Als men een groter werk van Beethoven heeft, laat de boel zich gewoonlijk nog wel arrangeren. Men kan er alle scheppingen van Duitse bodem mee combineren en een goed deel van de Franse en de Italiaanse literatuur. Alleen niet erg goed Debussy; Schönberg en Stravinsky discorderen ook nogal. Maar verder past het zowat altijd.
Reger misstond dus op dit programma helemaal niet. Men had bovendien een uitzonderlijk lyrische, ongeleerde Reger uitgezocht: de Romantische suite (opus 125, naar aanleiding van drie versjes van Eichendorff).
Het is niet te gewaagd vast te stellen dat de auteur van dit overgevoelige, hier en daar trouwhartige, elders weer puriteinse muziekje hier in Holland nog op zijn juiste waardering moet wachten. Niet dat het nodig zou zijn een Reger-campagne te beginnen of zelfs alleen maar het aantal uitvoeringen van zijn werken te vermeerderen. Liever niet. Maar hier te lande vallen altijd een klemtoon of wat te veel op Regers compositorisch-technische vermogens. Zeker, Strauss en Mahler plachten geen variaties en fuga's voor orkest te schrijven; Debussy ging zich nimmer te buiten aan koraalvoorspelen voor orgel, en Stravinsky heeft nog geen kamermuzieken gecomponeerd in het formele gemiddelde van Max Reger.
Maar niet Regers productiviteit, niet zijn vormbeheersing (die niet anders is dan een slaafs kopiëren van de constructies der post-Beethovenianen), niet zijn contrapuntische kennis (die kindergestamel moet heten naast de dialectische raffinementen der oudere Nederlanders) waarborgen hem een plaats in onze herinnering. Men zal Reger naderhand waarderen als de vermogendste Brahms-epigoon, zoals Strauss de krachtigste Wagner-epigoon zal heten. En Mahler zal dan vrijwel vergeten zijn. Tenzij men in het jaar 2000 Bruckner herontdekt en met hem zijn navolgers Pfitzner en Mahler.

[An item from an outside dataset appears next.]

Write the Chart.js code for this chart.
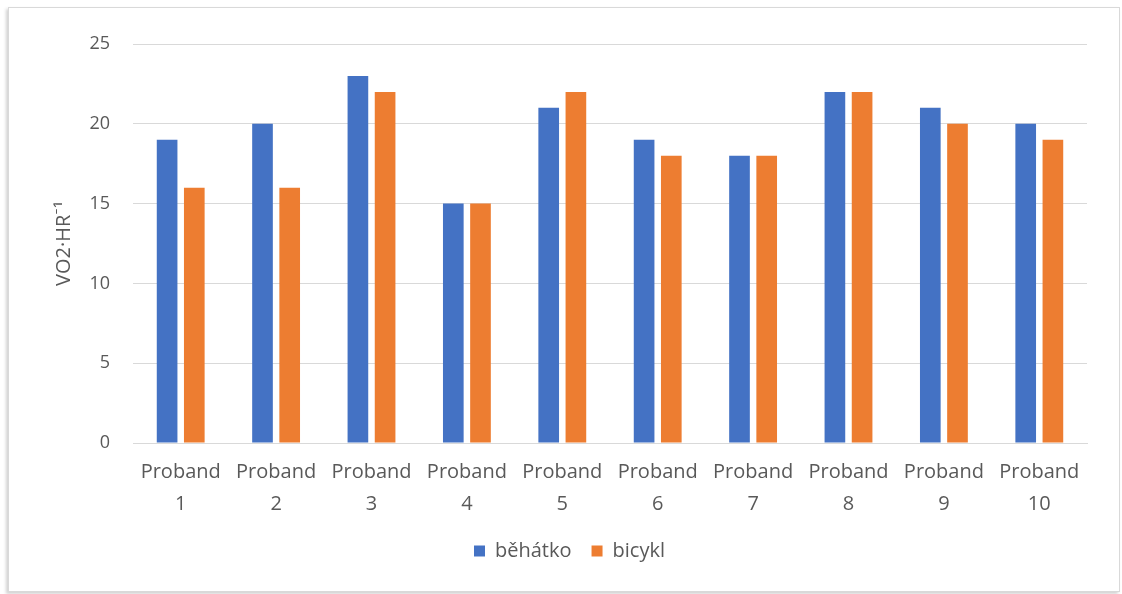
<!DOCTYPE html>
<html>
<head>
<meta charset="utf-8">
<script src="https://cdn.jsdelivr.net/npm/chart.js@4/dist/chart.umd.min.js"></script>
<style>
    html, body { margin: 0; padding: 0; background: #ffffff; }
    .frame {
        position: absolute;
        left: 8px;
        top: 7px;
        width: 1112px;
        height: 585px;
        background: #ffffff;
        border: 1px solid #d9d9d9;
        box-shadow: -2px 2px 3px rgba(0, 0, 0, 0.18);
        box-sizing: border-box;
    }
    canvas { display: block; }
</style>
</head>
<body>
<div class="frame"><canvas id="chart" width="1110" height="583"></canvas></div>
<script>
const categories = [
    ['Proband', '1'], ['Proband', '2'], ['Proband', '3'], ['Proband', '4'], ['Proband', '5'],
    ['Proband', '6'], ['Proband', '7'], ['Proband', '8'], ['Proband', '9'], ['Proband', '10'],
];
const behatko = [19, 20, 23, 15, 21, 19, 18, 22, 21, 20];
const bicykl = [16, 16, 22, 15, 22, 18, 18, 22, 20, 19];
const yTicks = [0, 5, 10, 15, 20, 25];

const textColor = '#595959';
const gridColor = '#d9d9d9';
const fontFamily = '"Open Sans", Lato, sans-serif';

Chart.defaults.font.family = fontFamily;
Chart.defaults.color = textColor;

new Chart(document.getElementById('chart'), {
    type: 'bar',
    data: {
        labels: categories,
        datasets: [
            {
                label: 'běhátko',
                data: behatko,
                backgroundColor: '#4472c4',
                borderWidth: 0,
            },
            {
                label: 'bicykl',
                data: bicykl,
                backgroundColor: '#ed7d31',
                borderWidth: 0,
            },
        ],
    },
    options: {
        responsive: false,
        animation: false,
        categoryPercentage: 0.57,
        barPercentage: 0.76,
        layout: {
            padding: { left: 43, right: 32, top: 36, bottom: 20 },
        },
        plugins: {
            tooltip: { enabled: false },
            legend: {
                position: 'bottom',
                labels: {
                    boxWidth: 11,
                    boxHeight: 11,
                    padding: 20,
                    color: textColor,
                    font: { size: 20 },
                },
            },
        },
        scales: {
            x: {
                grid: { display: false, drawTicks: false },
                border: { color: gridColor, width: 1 },
                afterFit: (scale) => {
                    // let the two-line labels sit closer to the legend
                    scale.height -= 12;
                },
                ticks: {
                    color: textColor,
                    padding: 13,
                    maxRotation: 0,
                    autoSkip: false,
                    font: { size: 20, lineHeight: 1.6 },
                },
            },
            y: {
                min: 0,
                max: 25,
                afterBuildTicks: (scale) => {
                    scale.ticks = yTicks.map((v) => ({ value: v }));
                },
                afterFit: (scale) => {
                    scale.width = 81;
                },
                grid: { color: gridColor, drawTicks: false },
                border: { display: false },
                ticks: {
                    color: textColor,
                    padding: 23,
                    font: { size: 18 },
                },
                title: {
                    display: true,
                    text: 'VO2·HR⁻¹',
                    color: textColor,
                    font: { size: 20 },
                    padding: { top: 0, bottom: 0 },
                },
            },
        },
    },
});
</script>
</body>
</html>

Regers Romantische suite is van geest geheel en al Brahms. De menigvuldige Debussysmen en Strauss-citaten veranderen daaraan niets (het begin van het eerste deel is bijna letterlijk de eerste pagina uit Tod und Verklärung). Maar Brahms heerst oppermachtig: in de conceptie van het stuk, in de zwaarvoetige elfendans, die het tweede deel vormt (met citaten uit Mendelssohns Sommernachtstraum-Scherzo), in de troebele glorificatie van het slot.

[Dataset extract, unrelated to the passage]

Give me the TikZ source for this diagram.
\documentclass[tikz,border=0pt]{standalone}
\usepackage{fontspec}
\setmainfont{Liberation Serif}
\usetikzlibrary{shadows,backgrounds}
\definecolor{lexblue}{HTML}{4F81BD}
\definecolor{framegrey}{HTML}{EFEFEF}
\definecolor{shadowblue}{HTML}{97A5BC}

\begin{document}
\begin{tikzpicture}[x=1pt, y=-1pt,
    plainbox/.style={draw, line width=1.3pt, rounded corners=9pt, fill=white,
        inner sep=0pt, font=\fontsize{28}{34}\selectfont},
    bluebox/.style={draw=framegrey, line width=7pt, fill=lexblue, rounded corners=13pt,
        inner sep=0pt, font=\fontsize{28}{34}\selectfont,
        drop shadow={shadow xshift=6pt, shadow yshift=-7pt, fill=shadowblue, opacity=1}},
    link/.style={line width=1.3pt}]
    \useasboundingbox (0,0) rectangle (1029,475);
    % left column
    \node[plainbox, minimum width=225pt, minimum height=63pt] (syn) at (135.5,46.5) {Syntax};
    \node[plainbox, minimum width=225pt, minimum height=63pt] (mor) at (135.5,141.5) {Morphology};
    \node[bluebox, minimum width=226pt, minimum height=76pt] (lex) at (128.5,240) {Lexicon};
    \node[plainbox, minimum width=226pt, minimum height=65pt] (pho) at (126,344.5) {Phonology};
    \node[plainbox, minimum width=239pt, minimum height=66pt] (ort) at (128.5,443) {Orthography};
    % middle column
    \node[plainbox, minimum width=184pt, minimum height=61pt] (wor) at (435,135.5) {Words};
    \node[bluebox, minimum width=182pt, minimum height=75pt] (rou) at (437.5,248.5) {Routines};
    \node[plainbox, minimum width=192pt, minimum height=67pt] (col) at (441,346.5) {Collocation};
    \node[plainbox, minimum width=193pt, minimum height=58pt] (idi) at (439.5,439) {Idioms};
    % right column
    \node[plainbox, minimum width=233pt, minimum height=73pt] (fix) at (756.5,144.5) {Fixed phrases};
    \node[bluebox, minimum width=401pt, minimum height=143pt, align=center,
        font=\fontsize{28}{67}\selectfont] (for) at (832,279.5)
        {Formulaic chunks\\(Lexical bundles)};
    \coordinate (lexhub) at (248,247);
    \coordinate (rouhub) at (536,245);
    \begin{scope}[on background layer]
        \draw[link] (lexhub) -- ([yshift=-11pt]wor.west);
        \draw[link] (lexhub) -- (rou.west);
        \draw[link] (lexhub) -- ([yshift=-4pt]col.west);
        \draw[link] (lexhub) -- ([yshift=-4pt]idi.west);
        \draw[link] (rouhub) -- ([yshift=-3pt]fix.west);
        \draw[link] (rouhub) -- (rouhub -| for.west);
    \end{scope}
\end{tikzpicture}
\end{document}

En toch is dit stuk ons sympathieker, want: eerlijker dan de ijsbaarlijk gecompliceerde Hiller-variaties, dan de gedesequilibreerde Mozart-variaties, dan het voos archaïserende concert Im alten Stil. Deze verwikkelde lyriek, die operabevliegingen heeft die zij ‘anstandshalber’ niet durft uiten, is typisch voor de componist. Monteux gaf er met het zeer gelukkig musicerende orkest een heldere en gespannen uitvoering van.
De soliste van dit tweede zondagmiddagconcert was Frieda Kwast-Hodapp, die het Derde pianoconcert van Beethoven zeer fraai heeft gespeeld. Eer te nuchter dan overstromend lyrisch, maar met een prachtige bravoure en een opmerkelijke trefzekerheid in de - horribele! - cadens. Solistencadensen - dit tussen haakjes - behoorden eigenlijk op de index te komen.